● What you are asked to do: Retype the opening lines of the listing below, ending with the line that contains "W, H = 1257, 478", and leave out any pictures.
★ ★ ★ ★
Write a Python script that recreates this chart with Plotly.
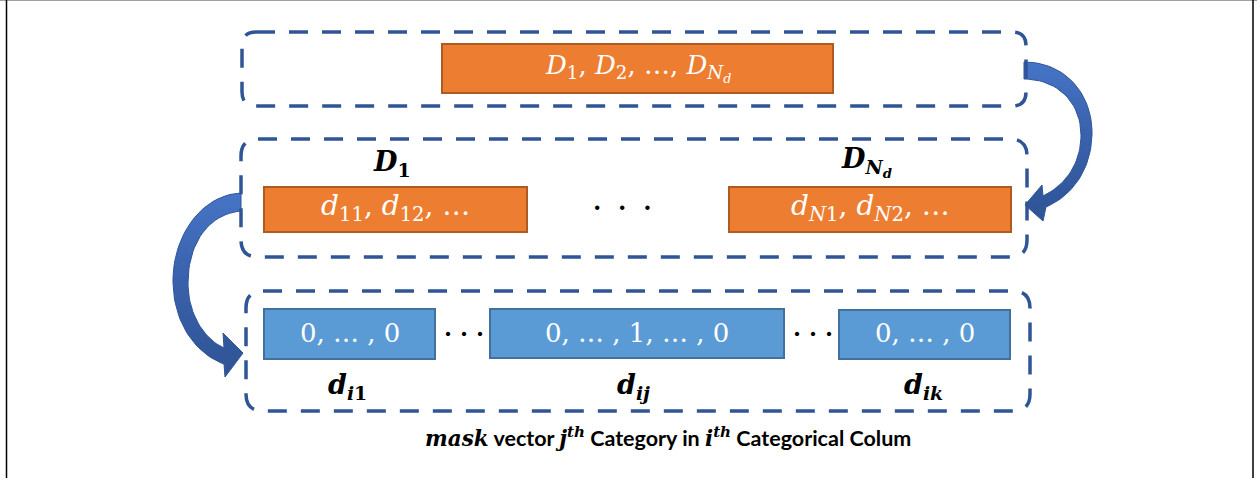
import plotly.graph_objects as go

W, H = 1257, 478

# ---- text content ----
top_label = "<i>D</i><sub>1</sub>, <i>D</i><sub>2</sub>, …, <i>D</i><sub><i>N</i><sub><i>d</i></sub></sub>"
group_titles = ["<b><i>D</i><sub>1</sub></b>", "<b><i>D</i><sub><i>N</i><sub><i>d</i></sub></sub></b>"]
group_values = ["<i>d</i><sub>11</sub>, <i>d</i><sub>12</sub>, …", "<i>d</i><sub><i>N</i>1</sub>, <i>d</i><sub><i>N</i>2</sub>, …"]
mask_values = ["0, … , 0", "0, … , 1, … , 0", "0, … , 0"]
mask_titles = ["<b><i>d</i><sub><i>i</i>1</sub></b>", "<b><i>d</i><sub><i>ij</i></sub></b>", "<b><i>d</i><sub><i>ik</i></sub></b>"]
caption_math = ["mask", "j", "th", "i", "th"]
caption_words = [" vector ", " Category in ", " Categorical Colum"]

# ---- geometry (pixel space) ----
dash_boxes = [(242, 32, 1026, 106, 14), (241, 139, 1027, 257, 17), (246, 291, 1030, 411, 17)]
top_box = (442, 44, 833, 93)
group_boxes = [(264, 187, 527, 232), (729, 187, 1011, 232)]
mask_boxes = [(264, 309, 435, 359), (490, 309, 784, 358), (839, 310, 1010, 359)]

ORANGE, ORANGE_EDGE = "#ED7D31", "#AE5A21"
BLUE, BLUE_EDGE = "#5B9BD5", "#41719C"
DASH_COL = "#2F5597"
MATH = "DejaVu Serif"
SANS = "Lato"


def rrect(x0, y0, x1, y1, r):
    return (f"M{x0 + r},{y0} L{x1 - r},{y0} Q{x1},{y0} {x1},{y0 + r} "
            f"L{x1},{y1 - r} Q{x1},{y1} {x1 - r},{y1} L{x0 + r},{y1} "
            f"Q{x0},{y1} {x0},{y1 - r} L{x0},{y0 + r} Q{x0},{y0} {x0 + r},{y0} Z")


shapes = []
for (x0, y0, x1, y1, r) in dash_boxes:
    shapes.append(dict(type="path", path=rrect(x0, y0, x1, y1, r),
                       line=dict(color=DASH_COL, width=3.5, dash="19px,14px")))

def rect(b, fill, edge):
    return dict(type="rect", x0=b[0], y0=b[1], x1=b[2], y1=b[3],
                fillcolor=fill, line=dict(color=edge, width=2))

shapes.append(rect(top_box, ORANGE, ORANGE_EDGE))
for b in group_boxes:
    shapes.append(rect(b, ORANGE, ORANGE_EDGE))
for b in mask_boxes:
    shapes.append(rect(b, BLUE, BLUE_EDGE))

# ---- curved block arrows (outline as line/cubic segments) ----
def bez(p0, p1, p2, p3, n=24):
    pts = []
    for k in range(1, n + 1):
        t = k / n
        a = (1 - t) ** 3; b = 3 * (1 - t) ** 2 * t; c = 3 * (1 - t) * t ** 2; d = t ** 3
        pts.append((a * p0[0] + b * p1[0] + c * p2[0] + d * p3[0],
                    a * p0[1] + b * p1[1] + c * p2[1] + d * p3[1]))
    return pts

def outline(start, segs):
    pts = [start]
    for s in segs:
        if len(s) == 1:
            pts.append(s[0])
        else:
            pts.extend(bez(pts[-1], *s))
    pts.append(start)
    return [p[0] for p in pts], [p[1] for p in pts]

right_arrow = outline((1024, 62), [
    [(1066, 62), (1093, 95), (1092, 135)],
    [(1091, 170), (1072, 196), (1046, 207)],
    [(1043, 221)], [(1025, 205)], [(1042, 185)], [(1043, 196)],
    [(1066, 185), (1081, 163), (1081, 135)],
    [(1081, 102), (1057, 79), (1024, 79)],
])
left_arrow = outline((241, 193), [
    [(200, 195), (172, 238), (173, 283)],
    [(174, 324), (196, 354), (224, 364)],
    [(225, 377)], [(243, 353)], [(223, 333)], [(224, 348)],
    [(204, 339), (188, 314), (188, 283)],
    [(188, 244), (208, 214), (241, 211)],
])

fig = go.Figure()
for xs, ys in (right_arrow, left_arrow):
    fig.add_trace(go.Scatter(
        x=xs, y=ys, mode="lines", fill="toself", hoverinfo="skip",
        line=dict(color="#2F5597", width=1),
        fillgradient=dict(type="vertical",
                          colorscale=[[0, "#2E5495"], [0.55, "#3A62AC"], [1, "#4674C6"]]),
    ))

# outer frame
shapes.append(dict(type="line", xref="paper", yref="paper", x0=0, x1=1, y0=1, y1=1,
                   line=dict(color="#A0A0A0", width=2)))
shapes.append(dict(type="line", x0=6.5, x1=6.5, y0=0, y1=H, line=dict(color="black", width=1.5)))
shapes.append(dict(type="line", x0=1253, x1=1253, y0=0, y1=H, line=dict(color="black", width=1.5)))

annotations = []

def ann(x, y, text, size, color="black", family=MATH):
    annotations.append(dict(x=x, y=y, text=text, showarrow=False, xanchor="center",
                            yanchor="middle", font=dict(family=family, size=size, color=color)))

ann((top_box[0] + top_box[2]) / 2, 68, top_label, 26, "white")
title_pos = [(392, 163), (866, 162)]
for (x, y), t in zip(title_pos, group_titles):
    ann(x, y, t, 27)
for b, t in zip(group_boxes, group_values):
    ann((b[0] + b[2]) / 2, 207, t, 28, "white")
ann(622, 207, "<b>·  ·  ·</b>", 24)
for b, t in zip(mask_boxes, mask_values):
    ann((b[0] + b[2]) / 2, 333, t, 26, "white")
for x in (464, 813):
    ann(x, 333, "<b>· · ·</b>", 23)
title_x = [347, 633, 923]
for x, t in zip(title_x, mask_titles):
    ann(x, 386, t, 27)

def m(s):
    return f"<span style='font-family:{MATH}'><i>{s}</i></span>"

caption = ("<b>" + m(caption_math[0]) + caption_words[0]
           + m(caption_math[1]) + "<sup>" + m(caption_math[2]) + "</sup>" + caption_words[1]
           + m(caption_math[3]) + "<sup>" + m(caption_math[4]) + "</sup>" + caption_words[2] + "</b>")
ann(668, 437, caption, 21.5, family=SANS)

fig.update_layout(
    width=W, height=H, margin=dict(l=0, r=0, t=0, b=0),
    paper_bgcolor="white", plot_bgcolor="white",
    xaxis=dict(range=[0, W], visible=False, fixedrange=True),
    yaxis=dict(range=[H, 0], visible=False, fixedrange=True),
    shapes=shapes, annotations=annotations, showlegend=False,
)
fig.write_html("out.html", config={"displayModeBar": False},
               post_script="document.body.style.margin='0';")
★ ★ ★ ★
● Task response:
Write a Python script that recreates this chart with Plotly.
import plotly.graph_objects as go

W, H = 1257, 478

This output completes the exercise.